Work to do: How many lines of these entries hold the string "React"? Reply with the number alone.

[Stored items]
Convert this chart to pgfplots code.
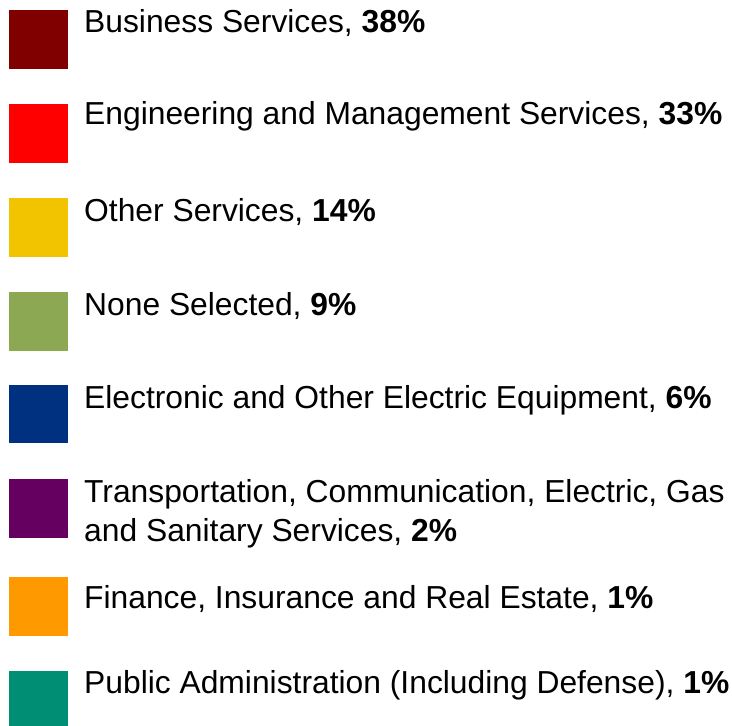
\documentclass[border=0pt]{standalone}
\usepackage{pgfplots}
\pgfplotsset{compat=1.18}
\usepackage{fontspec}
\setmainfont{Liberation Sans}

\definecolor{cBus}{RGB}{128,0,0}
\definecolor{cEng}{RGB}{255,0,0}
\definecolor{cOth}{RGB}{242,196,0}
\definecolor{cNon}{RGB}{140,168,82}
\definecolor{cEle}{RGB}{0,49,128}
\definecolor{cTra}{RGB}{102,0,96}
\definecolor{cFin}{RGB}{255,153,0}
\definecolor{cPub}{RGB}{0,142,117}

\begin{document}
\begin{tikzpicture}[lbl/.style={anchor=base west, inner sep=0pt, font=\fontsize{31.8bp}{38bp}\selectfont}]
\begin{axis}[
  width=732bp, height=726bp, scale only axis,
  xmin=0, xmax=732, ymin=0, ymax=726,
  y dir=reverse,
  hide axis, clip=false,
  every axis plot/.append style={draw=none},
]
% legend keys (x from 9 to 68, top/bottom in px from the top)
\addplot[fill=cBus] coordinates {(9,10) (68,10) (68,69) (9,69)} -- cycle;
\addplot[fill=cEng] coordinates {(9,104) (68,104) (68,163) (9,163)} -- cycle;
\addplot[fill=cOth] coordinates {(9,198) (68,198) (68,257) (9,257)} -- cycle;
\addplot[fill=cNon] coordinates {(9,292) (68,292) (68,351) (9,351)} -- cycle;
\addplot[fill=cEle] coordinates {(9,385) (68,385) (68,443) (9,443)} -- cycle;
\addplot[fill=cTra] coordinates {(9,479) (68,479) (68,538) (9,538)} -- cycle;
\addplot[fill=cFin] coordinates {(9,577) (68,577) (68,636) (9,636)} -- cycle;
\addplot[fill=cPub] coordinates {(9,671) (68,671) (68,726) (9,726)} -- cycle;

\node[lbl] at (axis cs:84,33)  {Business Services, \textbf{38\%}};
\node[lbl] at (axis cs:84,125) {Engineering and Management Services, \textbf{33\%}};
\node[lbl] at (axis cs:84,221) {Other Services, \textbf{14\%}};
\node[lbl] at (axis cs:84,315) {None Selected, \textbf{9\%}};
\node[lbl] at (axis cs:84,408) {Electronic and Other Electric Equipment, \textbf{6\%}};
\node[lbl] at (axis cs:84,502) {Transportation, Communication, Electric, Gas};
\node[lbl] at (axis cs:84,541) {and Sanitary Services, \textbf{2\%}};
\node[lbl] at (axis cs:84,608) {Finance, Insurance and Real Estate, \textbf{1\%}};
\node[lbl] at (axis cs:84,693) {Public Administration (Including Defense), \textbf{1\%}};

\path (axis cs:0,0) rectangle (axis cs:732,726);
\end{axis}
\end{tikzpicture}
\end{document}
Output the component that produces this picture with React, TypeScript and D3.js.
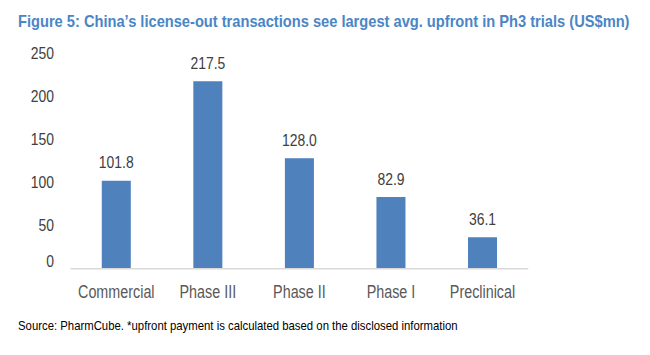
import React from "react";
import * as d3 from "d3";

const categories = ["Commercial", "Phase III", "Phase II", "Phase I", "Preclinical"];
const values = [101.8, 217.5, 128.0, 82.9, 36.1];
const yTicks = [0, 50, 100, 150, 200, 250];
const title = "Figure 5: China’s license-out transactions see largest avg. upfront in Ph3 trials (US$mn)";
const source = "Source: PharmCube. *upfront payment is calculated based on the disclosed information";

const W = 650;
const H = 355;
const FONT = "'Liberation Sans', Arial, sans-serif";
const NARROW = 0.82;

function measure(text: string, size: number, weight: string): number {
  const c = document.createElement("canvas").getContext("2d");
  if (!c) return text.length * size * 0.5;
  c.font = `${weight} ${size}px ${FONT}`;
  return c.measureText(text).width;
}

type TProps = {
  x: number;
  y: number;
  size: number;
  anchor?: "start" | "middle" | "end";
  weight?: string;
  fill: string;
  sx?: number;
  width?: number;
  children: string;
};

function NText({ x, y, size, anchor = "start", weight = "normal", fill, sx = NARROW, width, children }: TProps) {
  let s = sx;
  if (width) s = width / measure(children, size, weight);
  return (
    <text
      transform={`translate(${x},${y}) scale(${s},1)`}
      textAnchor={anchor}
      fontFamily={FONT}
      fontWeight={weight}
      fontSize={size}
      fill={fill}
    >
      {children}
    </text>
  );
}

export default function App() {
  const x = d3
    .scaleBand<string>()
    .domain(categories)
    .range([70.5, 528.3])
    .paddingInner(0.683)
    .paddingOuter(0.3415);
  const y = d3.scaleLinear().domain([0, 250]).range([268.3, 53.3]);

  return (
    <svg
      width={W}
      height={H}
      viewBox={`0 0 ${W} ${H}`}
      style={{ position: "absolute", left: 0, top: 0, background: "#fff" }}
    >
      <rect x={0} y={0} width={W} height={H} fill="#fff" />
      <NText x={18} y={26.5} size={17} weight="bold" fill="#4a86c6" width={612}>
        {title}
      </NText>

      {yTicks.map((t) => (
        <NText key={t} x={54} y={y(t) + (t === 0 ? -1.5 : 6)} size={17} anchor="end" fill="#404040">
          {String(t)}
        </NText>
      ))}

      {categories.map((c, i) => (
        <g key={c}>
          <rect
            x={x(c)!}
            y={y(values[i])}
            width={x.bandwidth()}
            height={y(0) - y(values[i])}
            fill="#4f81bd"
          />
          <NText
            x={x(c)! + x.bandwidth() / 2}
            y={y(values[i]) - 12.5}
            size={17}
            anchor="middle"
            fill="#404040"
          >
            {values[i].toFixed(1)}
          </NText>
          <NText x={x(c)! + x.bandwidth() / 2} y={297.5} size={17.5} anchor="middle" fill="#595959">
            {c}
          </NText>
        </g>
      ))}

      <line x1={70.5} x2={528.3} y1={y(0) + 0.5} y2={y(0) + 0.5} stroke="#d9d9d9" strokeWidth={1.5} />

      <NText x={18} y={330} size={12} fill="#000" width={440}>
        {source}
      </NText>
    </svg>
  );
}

Complete output: 2